Joyce is watching us now with wide eyes and a grimace. “I think that Robin could help out with the holiday shoppers—”
“Here’s the thing,” I say to Mr. Melvald. “I agree with you.”
They both turn to me, mystified.
Mr. Melvald is clearly waiting for me to expand. “I don’t particularly like or trust the people I go to school with. But you know who they don’t trust? Adults. And not everybody in this town with general needs is over the age of forty. If you had a teenager working here, it could be good for business.”
I’m just using a logic-based approach, but Mr. Melvald stares at me like I’ve spat on his tie. “Did you just try to strong-arm me into hiring a young hooligan so I can attract other young hooligans into my store where they can no doubt steal things, loiter, and make a general nuisance of themselves?”
“I…”
“Out,” Mr. Melvald says, pointing toward the door.
As I leave in utter defeat, Mrs. Byers runs out after me, making the bells do their nervous little jig.
“Robin! Why don’t you try the Radio Shack?” she a
sks. “I hear they’re hiring.”
Radio Shack is right next door, and I could go there now, but I really have to go home and make dinner and glare at the huge backlog of homework I’ve been ignoring.

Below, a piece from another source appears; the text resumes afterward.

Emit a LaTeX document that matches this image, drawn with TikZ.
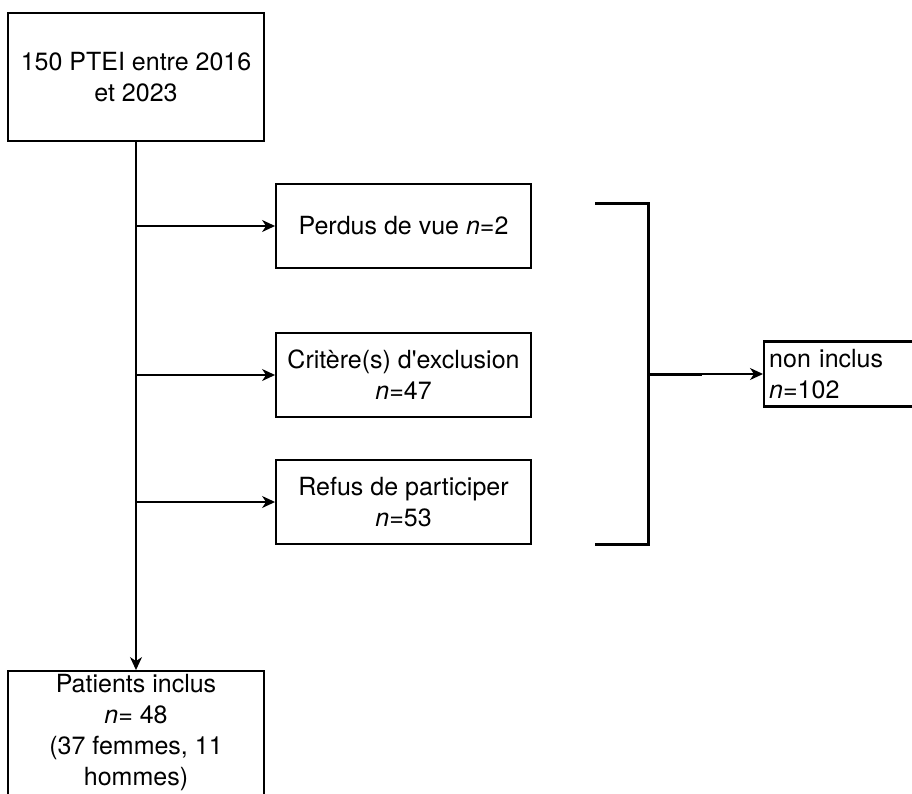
\documentclass[tikz,border=0pt]{standalone}
\usepackage{fontspec}
\setmainfont{TeX Gyre Heros}[Ligatures=TeXOff]
\usetikzlibrary{arrows.meta}

\begin{document}
\begin{tikzpicture}[
    x = 1pt, y = -1pt,
    boxstyle/.style     = {draw,
                           line width=1.9pt,
                           minimum width=255pt,
                           minimum height=84pt,
                           align=center,
                           inner sep=2pt,
                           font=\fontsize{25}{31}\selectfont},
    arr/.style          = {line width=1.5pt,
                           -{Stealth[length=13pt, width=12pt, inset=4pt]}},
    bracketstyle/.style = {line width=3pt}
]
\clip (0,0) rectangle (912,794);

\node (src) [boxstyle, minimum width=256pt, minimum height=128pt] at (136,77) {
150 PTEI entre 2016\\ et 2023
};
\node (lost) [boxstyle] at (403.5,226) {Perdus de vue \textit{n}=2};
\node (excl) [boxstyle] at (403.5,375) {Critère(s) d'exclusion\\ \textit{n}=47};
\node (refus) [boxstyle] at (403.5,502) {Refus de participer\\ \textit{n}=53};
\node (incl) [boxstyle, minimum width=256pt, minimum height=124pt] at (136,733) {
Patients inclus\\ \textit{n}= 48\\ (37 femmes, 11\\ hommes)
};
\node (noninc) [boxstyle, anchor=west, minimum width=153pt, minimum height=65pt,
                line width=2.4pt, text width=143pt, inner xsep=5pt, align=left] at (763,374) {
non inclus\\ \textit{n}=102
};

\draw[arr] (src.south) -- (incl.north);
\foreach \b in {lost, excl, refus}
    \draw[arr] (src.south |- \b.west) -- (\b.west);

% bracket
\coordinate (btop)  at (595,204);
\coordinate (bbot)  at (595,544);
\coordinate (bmid)  at (648,374);
\coordinate (bstub) at (702,374);
\draw[bracketstyle] (btop) -| (bmid) |- (bbot);
\draw[bracketstyle] (bmid) -- (bstub);
\draw[arr] (bstub) -- (noninc.west);

\end{tikzpicture}
\end{document}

At least I have a lead for tomorrow, though. I feel my hopes perk up significantly.
“You’re the best, Joyce.”
Her eyebrows fly straight up.
Exclamation point.
NOVEMBER 23, 1983
Tomorrow is Thanksgiving. Everything will be closed. Friday is the last big game of the season, and I’ll be marching, marching, marching (and trying to avoid any real interaction with the three people in my squad). After that comes a big shopping weekend. Most stores will be too flooded with customers to focus on hiring. If I want to find a job before the holiday rush, it needs to happen now. And if I miss this window, there’s no way I’ll save up enough money for Operation Croissant by next summer. I’ve done the math ten different ways and it just doesn’t add up.
I take a deep breath and walk into Radio Shack.
And I almost walk right back out.
It’s a strange place, filled with pasty-faced men perusing electronics. Their hands caress packages like they might hold some kind of secret life-giving property. The air holds a strong whiff of metal and plastic. It’s very eau de robot. Is this what the future smells like? I’m not sure I’m on board.
The person at the counter is wearing a gray T-shirt adorned with a maroon nametag. Is this what my future looks like? Color-coordinated shirts and nametags? They don’t have things like this in Italy and France. Customer service isn’t even a concept there. I’m looking forward to being snubbed by shop workers up and down the continent.
I squint to read his nametag.
Bob Newby.
“Hello, Bob,” I say, cutting straight to the part where I use his first name like another grown-up would. Maybe that will help me get the job. Maybe, considering how tall and uncomfortably hair-styled I am, he won’t even notice I’m a teenager at all.